Die Gesetzesänderung enthält hingegen keine Anhaltspunkte dafür, daß der Bemessungszeitraum stets drei volle Monate mit beitragspflichtigen Beschäftigungen umfassen muß (vgl Gagel, aaO § 112 RdNrn 44 ff; Wissing, aaO 184) oder, wie die Beklagte bereits mit ihrem Runderlaß 150/87 unter 3.2 vertreten hat (vgl auch noch die Durchführungsanweisungen der Beklagten zu § 112 AFG idF des Gesetzes vom 21. Dezember 1993, BGBl I 2353, Stand: Juli 1994, Ziff 2 Abs 4), zugleich auch eine Klarstellung, daß der Bemessungszeitraum stets die Lohnabrechnungszeiträume für drei volle Monate umfaßt.
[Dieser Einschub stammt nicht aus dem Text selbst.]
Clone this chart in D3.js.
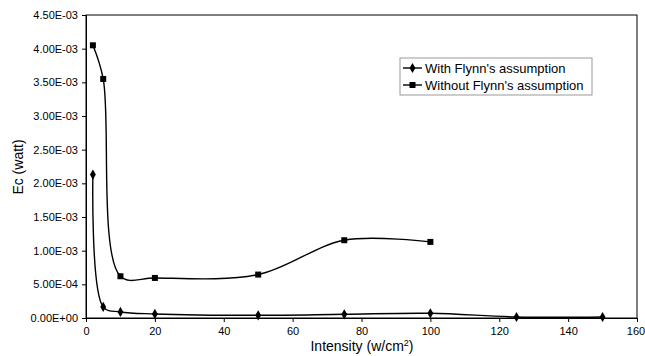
<!DOCTYPE html>
<html><head><meta charset="utf-8">
<script src="https://cdn.jsdelivr.net/npm/d3@7"></script>
<style>body{margin:0;background:#fff}svg{display:block;font-family:"Liberation Sans",Arial,sans-serif}</style>
</head><body><svg id="c" width="645" height="356"></svg>
<script>
const xTicks = [0,20,40,60,80,100,120,140,160];
const yTicks = [0,0.0005,0.001,0.0015,0.002,0.0025,0.003,0.0035,0.004,0.0045];
const withX = [2,5,10,20,50,75,100,125,150];
const withY = [0.00213,0.000165,0.00009,0.00006,0.00004,0.000055,0.00007,0.000015,0.000015];
const withoutX = [2,5,10,20,50,75,100];
const withoutY = [0.00405,0.00355,0.00062,0.000595,0.000645,0.001155,0.00113];
const seriesNames = ["With Flynn's assumption","Without Flynn's assumption"];

const svg = d3.select("#c");
const L=86,R=637,T=15,B=318;
const x = d3.scaleLinear().domain([0,160]).range([L,R]);
const y = d3.scaleLinear().domain([0,0.0045]).range([B,T]);
const fmt = v => { if(v===0) return "0.00E+00"; const e=Math.floor(Math.log10(v)+1e-9); const m=v/Math.pow(10,e); const s=e<0?"-":"+"; return m.toFixed(2)+"E"+s+String(Math.abs(e)).padStart(2,"0"); };

svg.append("rect").attr("x",L).attr("y",T).attr("width",R-L).attr("height",B-T).attr("fill","none").attr("stroke","#000").attr("stroke-width",1);

const ya = svg.append("g").attr("transform",`translate(${L},0)`).call(d3.axisLeft(y).tickValues(yTicks).tickFormat(fmt).tickSize(4).tickPadding(4));
ya.select(".domain").attr("stroke","#000");
ya.selectAll("text").attr("font-size",11).attr("fill","#000").attr("font-family","Liberation Sans, Arial, sans-serif");
const xa = svg.append("g").attr("transform",`translate(0,${B})`).call(d3.axisBottom(x).tickValues(xTicks).tickFormat(d3.format("d")).tickSize(4).tickPadding(5));
xa.selectAll("text").attr("font-size",11).attr("fill","#000").attr("font-family","Liberation Sans, Arial, sans-serif")
  .attr("dx",d=>d===160?-1.5:0);

svg.append("text").attr("transform","translate(23,167) rotate(-90)").attr("text-anchor","middle").attr("font-size",14).text("Ec (watt)");
const xt = svg.append("text").attr("x",362).attr("y",351).attr("text-anchor","middle").attr("font-size",14);
xt.append("tspan").text("Intensity (w/cm");
xt.append("tspan").attr("dy",-5).attr("font-size",9).text("2");
xt.append("tspan").attr("dy",5).text(")");

const line = d3.line().x(d=>x(d[0])).y(d=>y(d[1])).curve(d3.curveCatmullRom.alpha(0.5));
const dW = withX.map((v,i)=>[v,withY[i]]);
const dO = withoutX.map((v,i)=>[v,withoutY[i]]);
svg.append("path").attr("d",line(dW)).attr("fill","none").attr("stroke","#000").attr("stroke-width",1.4);
svg.append("path").attr("d",line(dO)).attr("fill","none").attr("stroke","#000").attr("stroke-width",1.4);
const diamond = d3.symbol().type(d3.symbolDiamond).size(30);
svg.selectAll(".dw").data(dW).join("path").attr("d",diamond).attr("transform",d=>`translate(${x(d[0])},${y(d[1])})`).attr("fill","#000");
svg.selectAll(".so").data(dO).join("rect").attr("x",d=>x(d[0])-3).attr("y",d=>y(d[1])-3).attr("width",6).attr("height",6).attr("fill","#000");

// legend
const lg = svg.append("g");
lg.append("rect").attr("x",400).attr("y",58).attr("width",192).attr("height",37).attr("fill","#fff").attr("stroke","#999").attr("stroke-width",1);
[0,1].forEach(i=>{
  const cy = 68 + i*17;
  lg.append("line").attr("x1",403).attr("x2",422).attr("y1",cy).attr("y2",cy).attr("stroke","#000").attr("stroke-width",1.4);
  if(i===0) lg.append("path").attr("d",diamond).attr("transform",`translate(412.5,${cy})`).attr("fill","#000");
  else lg.append("rect").attr("x",409.5).attr("y",cy-3).attr("width",6).attr("height",6).attr("fill","#000");
  lg.append("text").attr("x",425).attr("y",cy+4.5).attr("font-size",13).text(seriesNames[i]);
});
</script></body></html>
Träfe diese Auffassung zu, hätte sich mit der Gesetzesänderung die Funktion der 60 Tage mit Anspruch auf Arbeitsentgelt als “Mindestlohnabrechnungszeitraum” gegenüber der bisherigen Gesetzeslage verändert, was aber weder bei objektiver Würdigung noch nach den Gesetzesmaterialien der Fall ist; denn nach der Begründung des Gesetzentwurfs übernehmen die Sätze 1 und 2 des Abs 2 des § 112 den Grundsatz des geltenden Rechts, nach dem das Alg grundsätzlich nach dem Arbeitsentgelt bemessen wird, das der Arbeitslose in den letzten drei Monaten, mindestens jedoch in 60 Tagen mit Anspruch auf Arbeitsentgelt erzielt hat (vgl BT-Drucks 11/800 S 21 zu Nr 29; § 112). Die Auffassung der Beklagten widerspricht auch dem Normzweck der Vorschrift. Denn wenn die drei Monate nicht voll mit Abrechnungszeiten belegt sind, müßte solange auf weitere Lohnabrechnungszeiträume zurückgegriffen werden, bis drei volle Abrechnungsmonate vorlägen. Erst dann dürfte nach Auffassung der Beklagten auf die Mindestzeit von 60 abgerechneten Tagen mit Anspruch auf Arbeitsentgelt zurückgegriffen werden. Dies würde der Praktikabilität der Bemessung des Alg und der Zeitnähe der Bemessung des Alg zum Eintritt der Arbeitslosigkeit entgegenstehen.

Für die Bemessung des Alg ist hier nach alledem nicht auf das im Dezember 1990 erzielte Arbeitsentgelt zurückzugreifen.

Die Kostenentscheidung folgt aus § 193 SGG.